WHAT IS REQUIRED: Begin with the first line and repeat exactly through the line containing "31, 35, 40];"; leave every image out.

RECORDS FOR THIS TASK:
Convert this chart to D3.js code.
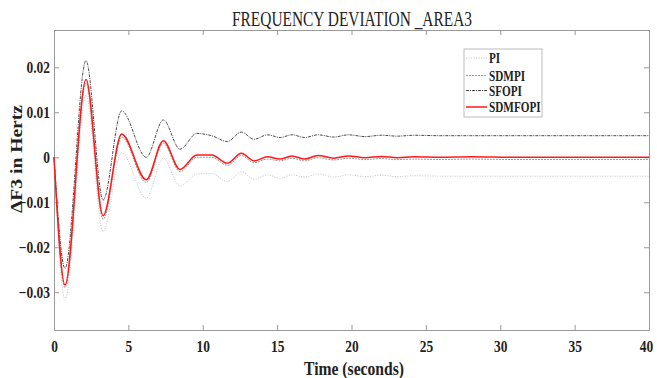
<!DOCTYPE html>
<html>
<head>
<meta charset="utf-8">
<script src="https://cdnjs.cloudflare.com/ajax/libs/d3/7.8.5/d3.min.js"></script>
<style>
body { margin: 0; background: #fff; }
svg text { font-family: "Liberation Serif", "Times New Roman", serif; fill: #222; }
.tick text { font-weight: bold; font-size: 16px; }
</style>
</head>
<body>
<svg width="657" height="378"></svg>
<script>
// time points (s) at the extrema of the responses
var time = [0, 0.74, 2.15, 3.3, 4.55, 6.2, 7.35, 8.47, 9.6, 10.6, 11.65, 12.6, 13.45, 14.35, 15.2,
            16.0, 16.85, 17.75, 18.8, 19.8, 20.9, 22.0, 23.1, 24.2, 26, 28, 31, 35, 40];

var piVals = [0, -0.0316, 0.0138, -0.0165, 0.0010, -0.0091, -0.0002, -0.0064, -0.0037, -0.0036, -0.0054,
              -0.0032, -0.0049, -0.0039, -0.0047, -0.0039, -0.0044, -0.0037, -0.0044, -0.0039, -0.0043,
              -0.0040, -0.0043, -0.0041, -0.0042, -0.0042, -0.0042, -0.0042, -0.0042];
var sdmpiVals = [0, -0.0290, 0.0165, -0.0138, 0.0045, -0.0056, 0.0031, -0.0032, 0.0000, 0.0000, -0.0018,
                 0.0004, -0.0012, -0.0004, -0.0008, -0.0002, -0.0008, -0.0001, -0.0006, -0.0002, -0.0005,
                 -0.0003, -0.0005, -0.0004, -0.0005, -0.0004, -0.0005, -0.0005, -0.0005];
var sfopiVals = [0, -0.0247, 0.0215, -0.0095, 0.0103, 0.0000, 0.0083, 0.0018, 0.0053, 0.0048, 0.0035,
                 0.0056, 0.0040, 0.0050, 0.0044, 0.0050, 0.0044, 0.0050, 0.0045, 0.0050, 0.0046,
                 0.0049, 0.0047, 0.0049, 0.0048, 0.0048, 0.0048, 0.0048, 0.0048];
var sdmfopiVals = [0, -0.0284, 0.0173, -0.0130, 0.0052, -0.0050, 0.0037, -0.0027, 0.0005, 0.0005, -0.0013,
                   0.0009, -0.0008, 0.0001, -0.0004, 0.0003, -0.0004, 0.0004, -0.0002, 0.0003, -0.0001,
                   0.0002, -0.0001, 0.0001, 0, 0.0001, 0, 0, 0];

var seriesNames = ["PI", "SDMPI", "SFOPI", "SDMFOPI"];
var xTicks = [0, 5, 10, 15, 20, 25, 30, 35, 40];
var yTicks = [-0.03, -0.02, -0.01, 0, 0.01, 0.02];

var margin = {top: 30, right: 8, bottom: 48, left: 54},
    width = 657 - margin.left - margin.right,
    height = 378 - margin.top - margin.bottom;

var x = d3.scaleLinear().domain([0, 40]).range([0, width]);
var y = d3.scaleLinear().domain([-0.0384, 0.0283]).range([height, 0]);

var svg = d3.select("svg");
var chart = svg.append("g").attr("transform", "translate(" + margin.left + "," + margin.top + ")");

// series styles
var styles = [
  {color: "#c4c4c4", width: 1, dash: "1,1.5"},
  {color: "#9a9a9a", width: 1, dash: "2,1"},
  {color: "#4a4a4a", width: 1, dash: "3,1,1,1"},
  {color: "#ff1a1a", width: 1.5, dash: null}
];
var allVals = [piVals, sdmpiVals, sfopiVals, sdmfopiVals];

var line = d3.line()
  .x(function(d) { return x(d[0]); })
  .y(function(d) { return y(d[1]); })
  .curve(d3.curveMonotoneX);

// squeeze text horizontally, the original figure is narrower than a normal Times face
function squeeze(sel, k) {
  sel.each(function() {
    var w = this.getComputedTextLength();
    d3.select(this).attr("textLength", w * k).attr("lengthAdjust", "spacingAndGlyphs");
  });
}

// axes with inward ticks, box style
function styleAxis(g) {
  g.select(".domain").attr("stroke", "#999");
  g.selectAll(".tick line").attr("stroke", "#999");
}
var xAxisG = chart.append("g")
  .attr("transform", "translate(0," + height + ")")
  .call(d3.axisBottom(x).tickValues(xTicks).tickSize(-5).tickSizeOuter(0).tickPadding(11))
  .call(styleAxis);
chart.append("g")
  .call(d3.axisTop(x).tickValues(xTicks).tickSize(-5).tickSizeOuter(0).tickFormat(""))
  .call(styleAxis);
chart.append("g")
  .call(d3.axisLeft(y).tickValues(yTicks).tickSize(-5).tickSizeOuter(0).tickPadding(4)
    .tickFormat(function(d) { return d === 0 ? "0" : d3.format(".2f")(d); }))
  .call(styleAxis);
chart.append("g")
  .attr("transform", "translate(" + width + ",0)")
  .call(d3.axisRight(y).tickValues(yTicks).tickSize(-5).tickSizeOuter(0).tickFormat(""))
  .call(styleAxis);

chart.selectAll(".tick text").attr("fill", "#222").call(squeeze, 0.84);
// keep the last x label inside the page
xAxisG.selectAll(".tick text").filter(function(d) { return d === 40; }).attr("dx", -3);

// curves
allVals.forEach(function(vals, i) {
  var pts = time.map(function(t, j) { return [t, vals[j]]; });
  chart.append("path")
    .datum(pts)
    .attr("fill", "none")
    .attr("stroke", styles[i].color)
    .attr("stroke-width", styles[i].width)
    .attr("stroke-dasharray", styles[i].dash)
    .attr("d", line);
});

// title and labels
svg.append("text")
  .attr("x", 352).attr("y", 26)
  .attr("text-anchor", "middle")
  .attr("font-size", 20)
  .attr("textLength", 240).attr("lengthAdjust", "spacingAndGlyphs")
  .text("FREQUENCY DEVIATION _AREA3");

svg.append("text")
  .attr("x", 354).attr("y", 375)
  .attr("text-anchor", "middle")
  .attr("font-size", 18).attr("font-weight", "bold")
  .attr("textLength", 100).attr("lengthAdjust", "spacingAndGlyphs")
  .text("Time (seconds)");

svg.append("text")
  .attr("transform", "translate(22,159) rotate(-90)")
  .attr("text-anchor", "middle")
  .attr("font-size", 17).attr("font-weight", "bold")
  .attr("textLength", 108).attr("lengthAdjust", "spacingAndGlyphs")
  .text("\u0394F3 in Hertz");

// legend
var legend = svg.append("g").attr("transform", "translate(464,49)");
legend.append("rect")
  .attr("width", 78).attr("height", 68)
  .attr("fill", "#fff").attr("stroke", "#bbb");
var rowY = [9, 26.5, 41.5, 58];
seriesNames.forEach(function(name, i) {
  legend.append("line")
    .attr("x1", 2).attr("x2", 23)
    .attr("y1", rowY[i]).attr("y2", rowY[i])
    .attr("stroke", styles[i].color)
    .attr("stroke-width", styles[i].width)
    .attr("stroke-dasharray", styles[i].dash);
  legend.append("text")
    .attr("x", 25).attr("y", rowY[i] + 5)
    .attr("font-size", 14).attr("font-weight", "bold")
    .text(name)
    .call(squeeze, 0.8);
});
</script>
</body>
</html>
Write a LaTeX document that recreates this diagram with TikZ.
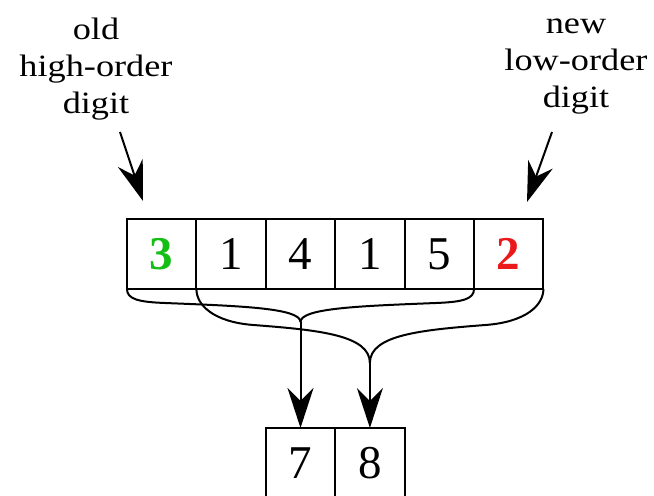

RESULT OF THIS TASK:
Convert this chart to D3.js code.
<!DOCTYPE html>
<html>
<head>
<meta charset="utf-8">
<script src="https://cdnjs.cloudflare.com/ajax/libs/d3/7.8.5/d3.min.js"></script>
<style>
body { margin: 0; background: #fff; }
svg text { font-family: "Liberation Serif", "Times New Roman", serif; fill: #222; }
.tick text { font-weight: bold; font-size: 16px; }
</style>
</head>
<body>
<svg width="657" height="378"></svg>
<script>
// time points (s) at the extrema of the responses
var time = [0, 0.74, 2.15, 3.3, 4.55, 6.2, 7.35, 8.47, 9.6, 10.6, 11.65, 12.6, 13.45, 14.35, 15.2,
            16.0, 16.85, 17.75, 18.8, 19.8, 20.9, 22.0, 23.1, 24.2, 26, 28, 31, 35, 40];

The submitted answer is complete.